The US Treasury’s sanctions strategy against Iran has sharpened its focus. In a pivot from seizing wallets on particular blockchains, the Treasury designated Nobitex - Iran’s largest exchange - and named its chairman and members of the ruling Khazari family for secondary sanctions. This targets the individuals inside the supreme leader’s inner circle, threatening them with personal asset freezes.
Nobitex handled over 50% of Iran's digital asset inflows, serving as a primary conduit for the IRGC to shield wealth during national internet blackouts. Treasury Secretary Scott Bessent argues this ‘maximum pressure’ campaign is working as Iran’s broader $7.8 billion crypto shadow economy begins to crack. The move signals a strategy of forcing personal accountability over platform obstruction.
"The Treasury is shifting from blocking platforms to targeting the specific regime individuals behind Iran’s crypto infrastructure."
- David Bennett, Bitcoin And | Bitcoin & Economic News
While officials publicly tout over $1 billion in seized Iranian cryptocurrency, analysts note the mechanics rely on centralized intermediaries. On Bitcoin And, host David Bennett argued the administration intentionally blurs lines between Bitcoin and centralized tokens to suggest the network is vulnerable. The real action involved Tether freezing $344 million in USDT on the Tron blockchain at the US government's request.

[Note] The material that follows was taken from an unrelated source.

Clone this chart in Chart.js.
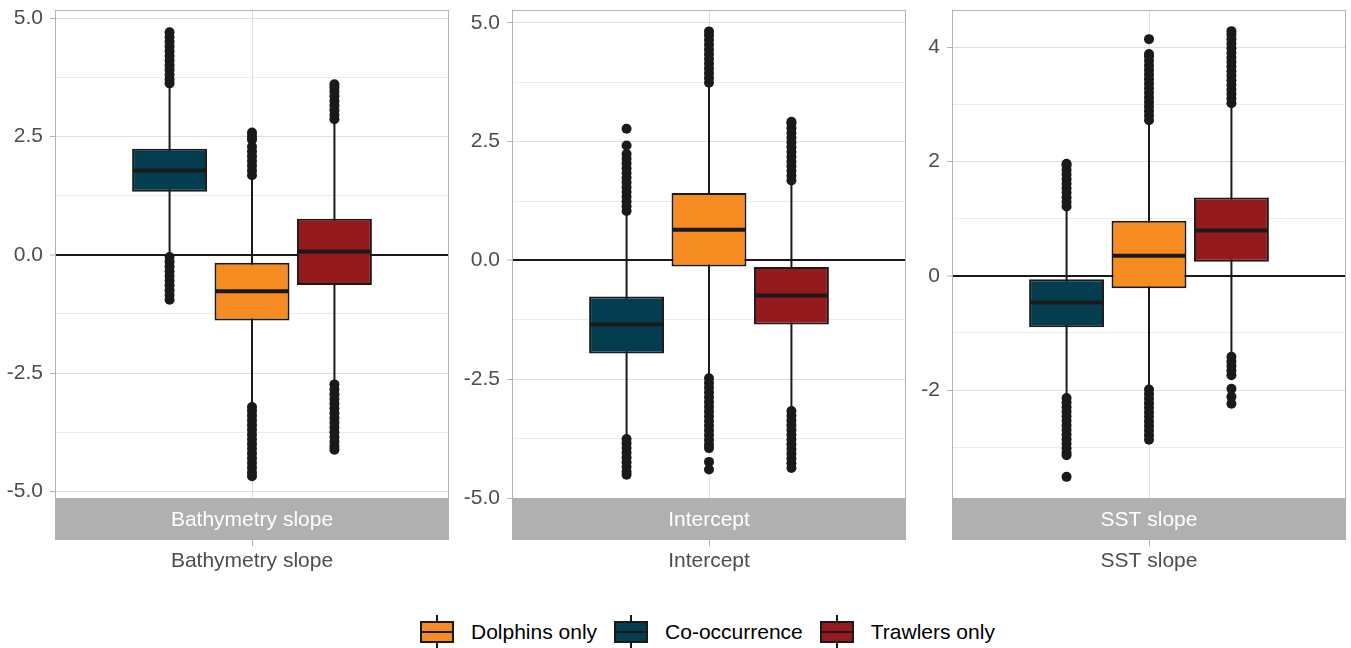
<!DOCTYPE html>
<html>
<head>
<meta charset="utf-8">
<script src="https://cdn.jsdelivr.net/npm/chart.js@4.4.1/dist/chart.umd.min.js"></script>
<style>
  body { margin: 0; background: #fff; width: 1351px; height: 648px; overflow: hidden; position: relative;
         font-family: "Liberation Sans", Arial, sans-serif; }
  canvas { position: absolute; top: 0; }
  #legend { position: absolute; top: 615px; left: 420px; display: flex; align-items: center; height: 34px; }
  .key { position: relative; width: 34px; height: 34px; margin-right: 17px; }
  .key .wh { position: absolute; left: 16px; width: 2px; top: 0; height: 34px; background: #1a1a1a; }
  .key .bx { position: absolute; left: 0; top: 6px; width: 30px; height: 18px; border: 2px solid #1a1a1a; }
  .key .md { position: absolute; left: 0; top: 16px; width: 34px; height: 2px; background: #1a1a1a; }
  .lab { font-size: 21px; color: #000; margin-right: 17px; }
</style>
</head>
<body>
<canvas id="p1" style="left:0px" width="455" height="590"></canvas>
<canvas id="p2" style="left:455px" width="456" height="590"></canvas>
<canvas id="p3" style="left:907px" width="444" height="590"></canvas>
<div id="legend"></div>
<script>
// groups, left to right inside each panel
const groups = ['Co-occurrence', 'Dolphins only', 'Trawlers only'];
const legendOrder = ['Dolphins only', 'Co-occurrence', 'Trawlers only'];
const panels = ['Bathymetry slope', 'Intercept', 'SST slope'];

// Bathymetry slope
const bathyQ1  = [1.33, -1.39, -0.64];
const bathyMed = [1.78, -0.77, 0.07];
const bathyQ3  = [2.24, -0.17, 0.76];
const bathyLo  = [-0.03, -3.20, -2.72];
const bathyHi  = [3.58, 1.66, 2.84];
const bathyOutCo = [3.62, 3.7, 3.8, 3.9, 4.0, 4.1, 4.2, 4.3, 4.4, 4.5, 4.6, 4.7,
                    -0.05, -0.15, -0.25, -0.35, -0.45, -0.55, -0.65, -0.75, -0.85, -0.95];
const bathyOutDol = [1.68, 1.78, 1.88, 1.98, 2.08, 2.18, 2.28, 2.43, 2.5, 2.58,
                     -3.22, -3.3, -3.4, -3.5, -3.6, -3.7, -3.8, -3.9, -4.0, -4.1, -4.2, -4.3, -4.4, -4.5, -4.6, -4.68];
const bathyOutTrawl = [2.86, 2.95, 3.05, 3.15, 3.25, 3.35, 3.45, 3.53, 3.6,
                       -2.74, -2.85, -2.95, -3.05, -3.15, -3.25, -3.35, -3.45, -3.55, -3.65, -3.75, -3.85, -3.95, -4.05, -4.12];

// Intercept
const interQ1  = [-1.96, -0.13, -1.35];
const interMed = [-1.35, 0.645, -0.74];
const interQ3  = [-0.76, 1.42, -0.14];
const interLo  = [-3.74, -2.46, -3.15];
const interHi  = [1.02, 3.72, 1.66];
const interOutCo = [1.04, 1.14, 1.24, 1.34, 1.44, 1.54, 1.64, 1.74, 1.84, 1.94, 2.04, 2.14, 2.24, 2.42, 2.77,
                    -3.76, -3.85, -3.95, -4.05, -4.15, -4.25, -4.35, -4.45, -4.51];
const interOutDol = [3.74, 3.84, 3.94, 4.04, 4.14, 4.24, 4.34, 4.44, 4.54, 4.64, 4.74, 4.82,
                     -2.48, -2.58, -2.68, -2.78, -2.88, -2.98, -3.08, -3.18, -3.28, -3.38, -3.48, -3.58, -3.68, -3.78, -3.88, -3.95, -4.24, -4.4];
const interOutTrawl = [1.68, 1.78, 1.88, 1.98, 2.08, 2.18, 2.28, 2.38, 2.48, 2.58, 2.68, 2.78, 2.88, 2.92,
                       -3.17, -3.27, -3.37, -3.47, -3.57, -3.67, -3.77, -3.87, -3.97, -4.07, -4.17, -4.27, -4.37];

// SST slope
const sstQ1  = [-0.90, -0.22, 0.245];
const sstMed = [-0.47, 0.35, 0.79];
const sstQ3  = [-0.06, 0.96, 1.37];
const sstLo  = [-2.12, -1.97, -1.40];
const sstHi  = [1.18, 2.70, 3.00];
const sstOutCo = [1.21, 1.29, 1.37, 1.45, 1.53, 1.61, 1.69, 1.77, 1.85, 1.93, 1.96,
                  -2.14, -2.22, -2.3, -2.38, -2.46, -2.54, -2.62, -2.7, -2.78, -2.86, -2.94, -3.02, -3.1, -3.14, -3.52];
const sstOutDol = [2.72, 2.8, 2.88, 2.96, 3.04, 3.12, 3.2, 3.28, 3.36, 3.44, 3.52, 3.6, 3.68, 3.76, 3.84, 3.88, 4.14,
                   -1.99, -2.07, -2.15, -2.23, -2.31, -2.39, -2.47, -2.55, -2.63, -2.71, -2.79, -2.87];
const sstOutTrawl = [3.02, 3.1, 3.18, 3.26, 3.34, 3.42, 3.5, 3.58, 3.66, 3.74, 3.82, 3.9, 3.98, 4.06, 4.14, 4.22, 4.28,
                     -1.42, -1.5, -1.58, -1.66, -1.74, -1.98, -2.12, -2.24];

// y tick labels
const ticksBathy = [-5, -2.5, 0, 2.5, 5];
const minorBathy = [-3.75, -1.25, 1.25, 3.75];
const ticksSst = [-2, 0, 2, 4];
const minorSst = [-3, -1, 1, 3];

const colors = {'Dolphins only': '#f68b21', 'Co-occurrence': '#043d4f', 'Trawlers only': '#951a1e'};
const ink = '#1a1a1a';
const xPos = [-1, 0, 1];
const FONT = '"Liberation Sans", Arial, sans-serif';

const panelDeco = {
  id: 'panelDeco',
  afterDraw(chart, args, opts) {
    const {ctx, chartArea: a} = chart;
    const cx = chart.scales.x.getPixelForValue(0);
    ctx.save();
    ctx.strokeStyle = '#b3b3b3';
    ctx.lineWidth = 1;
    ctx.strokeRect(a.left + 0.5, a.top + 0.5, a.right - a.left - 1, a.bottom - a.top);
    ctx.fillStyle = '#b0b0b0';
    ctx.fillRect(a.left, a.bottom, a.right - a.left, 42);
    ctx.beginPath();
    ctx.moveTo(Math.round(cx) + 0.5, a.bottom + 42);
    ctx.lineTo(Math.round(cx) + 0.5, a.bottom + 48);
    ctx.stroke();
    ctx.font = '21px ' + FONT;
    ctx.textAlign = 'center';
    ctx.textBaseline = 'middle';
    ctx.fillStyle = '#ffffff';
    ctx.fillText(opts.title, cx, a.bottom + 22);
    ctx.fillStyle = '#4d4d4d';
    ctx.fillText(opts.title, cx, a.bottom + 63);
    ctx.restore();
  }
};

function makePanel(id, title, yMin, yMax, majors, minors, fmt, axisW, padR, q1, med, q3, lo, hi, outs) {
  const datasets = [];
  groups.forEach((g, i) => {
    const p = xPos[i];
    datasets.push({type: 'line', data: [{x: p, y: lo[i]}, {x: p, y: hi[i]}],
      borderColor: ink, borderWidth: 2, pointRadius: 0, order: 5});
    datasets.push({type: 'scatter', data: outs[i].map(v => ({x: p, y: v})),
      backgroundColor: ink, borderWidth: 0, pointRadius: 5, order: 4});
    datasets.push({type: 'bar', data: [{x: p, y: [q1[i], q3[i]]}],
      backgroundColor: colors[g], borderColor: ink, borderWidth: 2, borderSkipped: false,
      grouped: false, categoryPercentage: 1, barPercentage: 0.909, order: 3});
    datasets.push({type: 'line', data: [{x: p - 0.44, y: med[i]}, {x: p + 0.44, y: med[i]}],
      borderColor: ink, borderWidth: 4, borderCapStyle: 'butt', pointRadius: 0, order: 2});
  });
  const all = majors.concat(minors).sort((a, b) => a - b);
  return new Chart(document.getElementById(id), {
    type: 'bar',
    data: {datasets},
    plugins: [panelDeco],
    options: {
      responsive: false,
      animation: false,
      layout: {padding: {top: 10, right: padR, left: 0, bottom: 0}},
      plugins: {legend: {display: false}, tooltip: {enabled: false}, panelDeco: {title}},
      scales: {
        x: {
          type: 'linear', min: -2.39, max: 2.39, offset: false,
          afterBuildTicks: s => { s.ticks = [{value: 0}]; },
          afterFit: s => { s.height = 92; s.paddingLeft = 0; s.paddingRight = 0; },
          ticks: {display: false},
          grid: {color: '#dedede', lineWidth: 1, drawTicks: false, offset: false},
          border: {display: false}
        },
        y: {
          type: 'linear', min: yMin, max: yMax,
          afterBuildTicks: s => { s.ticks = all.map(v => ({value: v})); },
          afterFit: s => { s.width = axisW; s.paddingTop = 0; s.paddingBottom = 0; },
          ticks: {
            autoSkip: false, padding: 7, color: '#4d4d4d',
            font: {family: FONT, size: 21},
            callback: v => majors.includes(v) ? fmt(v) : ''
          },
          grid: {
            color: c => c.tick.value === 0 ? ink : (majors.includes(c.tick.value) ? '#dedede' : '#ececec'),
            lineWidth: c => c.tick.value === 0 ? 2 : 1,
            tickColor: c => majors.includes(c.tick.value) ? '#b3b3b3' : 'rgba(0,0,0,0)',
            tickLength: 5, tickWidth: 1
          },
          border: {display: false}
        }
      }
    }
  });
}

const f1 = v => v.toFixed(1);
const f0 = v => String(v);
makePanel('p1', panels[0], -5.14, 5.17, ticksBathy, minorBathy, f1, 55, 6,
  bathyQ1, bathyMed, bathyQ3, bathyLo, bathyHi, [bathyOutCo, bathyOutDol, bathyOutTrawl]);
makePanel('p2', panels[1], -5.0, 5.27, ticksBathy, minorBathy, f1, 57, 4,
  interQ1, interMed, interQ3, interLo, interHi, [interOutCo, interOutDol, interOutTrawl]);
makePanel('p3', panels[2], -3.89, 4.65, ticksSst, minorSst, f0, 45, 5,
  sstQ1, sstMed, sstQ3, sstLo, sstHi, [sstOutCo, sstOutDol, sstOutTrawl]);

// legend
const leg = document.getElementById('legend');
legendOrder.forEach(g => {
  const k = document.createElement('div');
  k.className = 'key';
  k.innerHTML = '<div class="wh"></div><div class="bx" style="background:' + colors[g] + '"></div><div class="md"></div>';
  const t = document.createElement('div');
  t.className = 'lab';
  t.textContent = g;
  leg.appendChild(k);
  leg.appendChild(t);
});
</script>
</body>
</html>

European officials are watching closely. ECB executive Isabelle Schnabel has warned that dollar-denominated stablecoins risk importing traditional financial vulnerabilities and could reinforce US dollar dominance, arguing for a digital euro to modernize public money. Sanctions are thus a double-edged tool: crippling a geopolitical adversary while accelerating a global monetary power struggle.
"ECB executive Isabelle Schnabel warned stablecoins risk importing traditional financial vulnerabilities like bank runs and could reinforce US dollar dominance."
- Bitcoin And | Bitcoin & Economic News
The enforcement underscores a financial reality. No actual Bitcoin is seized unless held on a regulated US exchange, a distinction lost in the public narrative. For citizens and dissidents globally, the lesson is moving to self-custody isn't just best practice - it's a necessary shield against state overreach.